— TASK REQUIREMENTS —
Check each line of the entries below for the string "that" and state how many lines have it, with no other text.

— RECORD SET —
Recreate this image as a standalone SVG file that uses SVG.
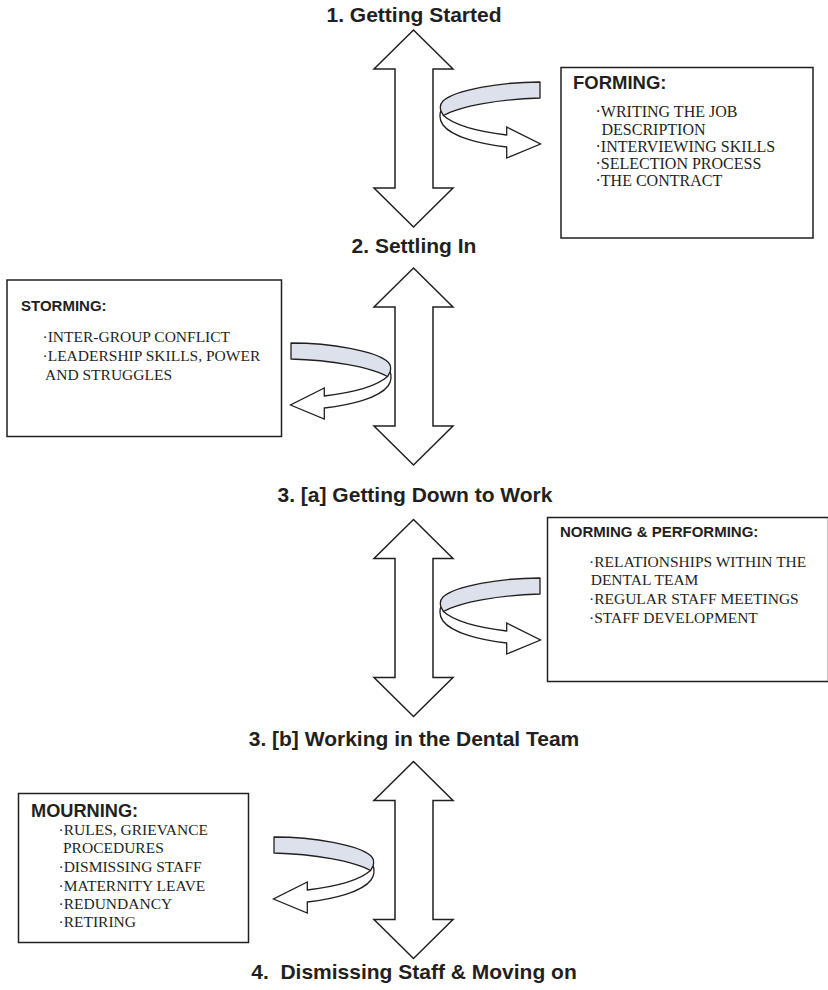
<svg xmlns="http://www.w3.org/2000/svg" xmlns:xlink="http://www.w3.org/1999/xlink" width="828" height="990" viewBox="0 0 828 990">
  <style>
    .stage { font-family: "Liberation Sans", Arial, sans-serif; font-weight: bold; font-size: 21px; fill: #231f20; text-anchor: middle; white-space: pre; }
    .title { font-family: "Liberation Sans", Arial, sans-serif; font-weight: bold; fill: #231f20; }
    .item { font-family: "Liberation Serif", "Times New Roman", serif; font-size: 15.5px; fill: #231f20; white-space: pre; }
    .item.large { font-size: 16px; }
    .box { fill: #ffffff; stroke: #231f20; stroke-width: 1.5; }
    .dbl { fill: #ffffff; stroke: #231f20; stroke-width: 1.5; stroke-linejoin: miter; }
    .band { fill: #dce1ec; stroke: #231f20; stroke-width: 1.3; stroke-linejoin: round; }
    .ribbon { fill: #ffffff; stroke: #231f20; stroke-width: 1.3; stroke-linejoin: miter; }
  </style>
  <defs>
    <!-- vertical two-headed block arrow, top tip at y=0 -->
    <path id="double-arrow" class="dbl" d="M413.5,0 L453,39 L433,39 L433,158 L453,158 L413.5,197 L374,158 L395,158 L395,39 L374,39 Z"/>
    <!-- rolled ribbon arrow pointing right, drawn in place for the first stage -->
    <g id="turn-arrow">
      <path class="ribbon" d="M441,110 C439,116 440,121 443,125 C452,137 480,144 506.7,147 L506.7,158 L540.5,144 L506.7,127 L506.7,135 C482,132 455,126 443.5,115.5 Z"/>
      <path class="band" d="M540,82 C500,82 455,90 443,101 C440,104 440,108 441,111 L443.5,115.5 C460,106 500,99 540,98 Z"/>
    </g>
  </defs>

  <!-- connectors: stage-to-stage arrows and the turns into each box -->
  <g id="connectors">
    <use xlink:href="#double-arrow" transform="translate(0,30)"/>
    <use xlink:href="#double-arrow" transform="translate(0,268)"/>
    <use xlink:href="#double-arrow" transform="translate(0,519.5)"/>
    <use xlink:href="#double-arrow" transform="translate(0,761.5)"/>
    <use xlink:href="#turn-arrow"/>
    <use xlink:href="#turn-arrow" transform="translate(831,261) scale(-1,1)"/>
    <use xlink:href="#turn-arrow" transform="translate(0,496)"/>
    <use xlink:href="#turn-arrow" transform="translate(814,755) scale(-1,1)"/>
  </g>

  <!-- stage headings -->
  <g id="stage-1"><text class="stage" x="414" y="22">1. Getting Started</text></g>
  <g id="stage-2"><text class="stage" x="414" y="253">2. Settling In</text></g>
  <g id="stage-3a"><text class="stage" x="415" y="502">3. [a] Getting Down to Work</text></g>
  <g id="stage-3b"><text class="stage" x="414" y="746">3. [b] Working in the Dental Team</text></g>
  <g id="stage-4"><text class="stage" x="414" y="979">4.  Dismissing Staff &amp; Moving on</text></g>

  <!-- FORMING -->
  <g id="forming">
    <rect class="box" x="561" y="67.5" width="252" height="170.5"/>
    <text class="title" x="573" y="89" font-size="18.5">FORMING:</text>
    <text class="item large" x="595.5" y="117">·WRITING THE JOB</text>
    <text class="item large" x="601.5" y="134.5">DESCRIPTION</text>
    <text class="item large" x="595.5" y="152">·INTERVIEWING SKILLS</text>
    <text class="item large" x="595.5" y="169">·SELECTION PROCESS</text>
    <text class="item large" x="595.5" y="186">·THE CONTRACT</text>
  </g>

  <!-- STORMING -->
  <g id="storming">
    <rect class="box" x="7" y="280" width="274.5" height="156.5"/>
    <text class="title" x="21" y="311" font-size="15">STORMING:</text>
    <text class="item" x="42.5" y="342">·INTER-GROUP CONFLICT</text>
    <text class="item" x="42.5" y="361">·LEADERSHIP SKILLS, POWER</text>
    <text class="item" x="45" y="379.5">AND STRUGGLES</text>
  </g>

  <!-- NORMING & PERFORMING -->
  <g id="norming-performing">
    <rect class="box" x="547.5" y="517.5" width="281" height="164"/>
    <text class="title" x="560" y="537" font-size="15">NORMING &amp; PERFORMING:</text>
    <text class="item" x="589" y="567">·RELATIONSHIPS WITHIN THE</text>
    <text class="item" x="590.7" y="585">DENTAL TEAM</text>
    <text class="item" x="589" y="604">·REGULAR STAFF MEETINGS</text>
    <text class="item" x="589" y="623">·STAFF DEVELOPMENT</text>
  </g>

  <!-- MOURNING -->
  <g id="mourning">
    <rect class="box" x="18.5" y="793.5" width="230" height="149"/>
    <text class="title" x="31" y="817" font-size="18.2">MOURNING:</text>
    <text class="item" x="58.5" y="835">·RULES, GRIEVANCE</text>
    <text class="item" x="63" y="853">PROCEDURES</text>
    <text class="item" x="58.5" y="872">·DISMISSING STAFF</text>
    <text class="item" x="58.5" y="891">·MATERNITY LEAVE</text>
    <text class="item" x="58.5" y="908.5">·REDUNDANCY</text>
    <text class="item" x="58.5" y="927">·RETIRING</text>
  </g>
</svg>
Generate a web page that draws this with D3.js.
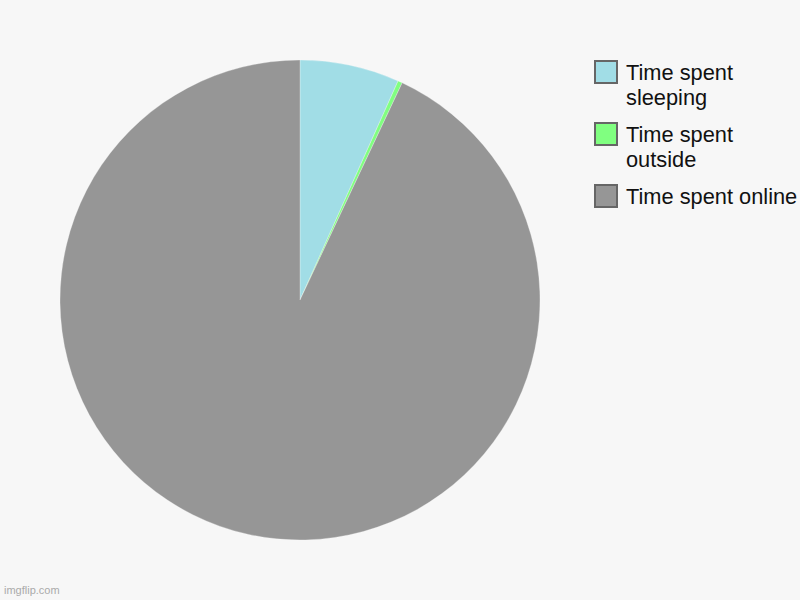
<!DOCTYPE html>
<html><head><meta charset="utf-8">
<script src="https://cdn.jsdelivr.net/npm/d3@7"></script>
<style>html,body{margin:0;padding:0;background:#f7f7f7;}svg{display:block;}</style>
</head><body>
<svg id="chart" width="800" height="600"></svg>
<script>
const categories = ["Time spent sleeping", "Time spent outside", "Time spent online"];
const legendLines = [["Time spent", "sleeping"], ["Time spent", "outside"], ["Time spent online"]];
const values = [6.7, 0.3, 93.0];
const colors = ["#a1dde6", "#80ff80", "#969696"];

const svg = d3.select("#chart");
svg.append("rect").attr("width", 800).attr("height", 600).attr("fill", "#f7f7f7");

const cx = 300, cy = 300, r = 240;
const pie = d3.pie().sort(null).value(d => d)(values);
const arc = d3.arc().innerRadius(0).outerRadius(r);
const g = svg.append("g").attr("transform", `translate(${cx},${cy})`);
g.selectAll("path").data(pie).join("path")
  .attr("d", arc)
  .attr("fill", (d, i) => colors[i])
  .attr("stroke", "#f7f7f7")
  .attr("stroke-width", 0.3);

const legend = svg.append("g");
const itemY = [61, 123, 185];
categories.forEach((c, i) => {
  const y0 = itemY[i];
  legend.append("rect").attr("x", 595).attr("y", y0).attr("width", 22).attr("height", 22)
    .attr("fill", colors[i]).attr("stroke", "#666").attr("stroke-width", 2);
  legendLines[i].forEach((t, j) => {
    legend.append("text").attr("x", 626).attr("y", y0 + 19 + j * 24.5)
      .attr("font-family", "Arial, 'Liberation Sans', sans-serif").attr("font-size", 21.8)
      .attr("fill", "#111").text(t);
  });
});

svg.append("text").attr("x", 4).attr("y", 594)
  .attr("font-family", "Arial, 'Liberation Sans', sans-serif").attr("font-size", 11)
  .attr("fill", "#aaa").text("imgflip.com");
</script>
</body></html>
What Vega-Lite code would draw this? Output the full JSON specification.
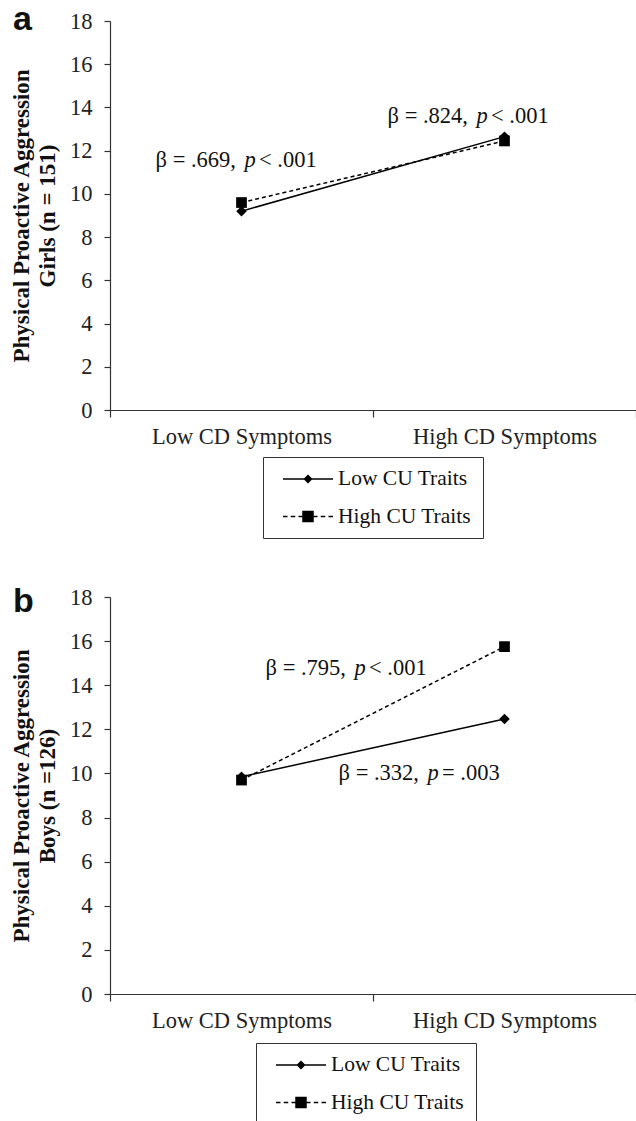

— TASK RESPONSE —
2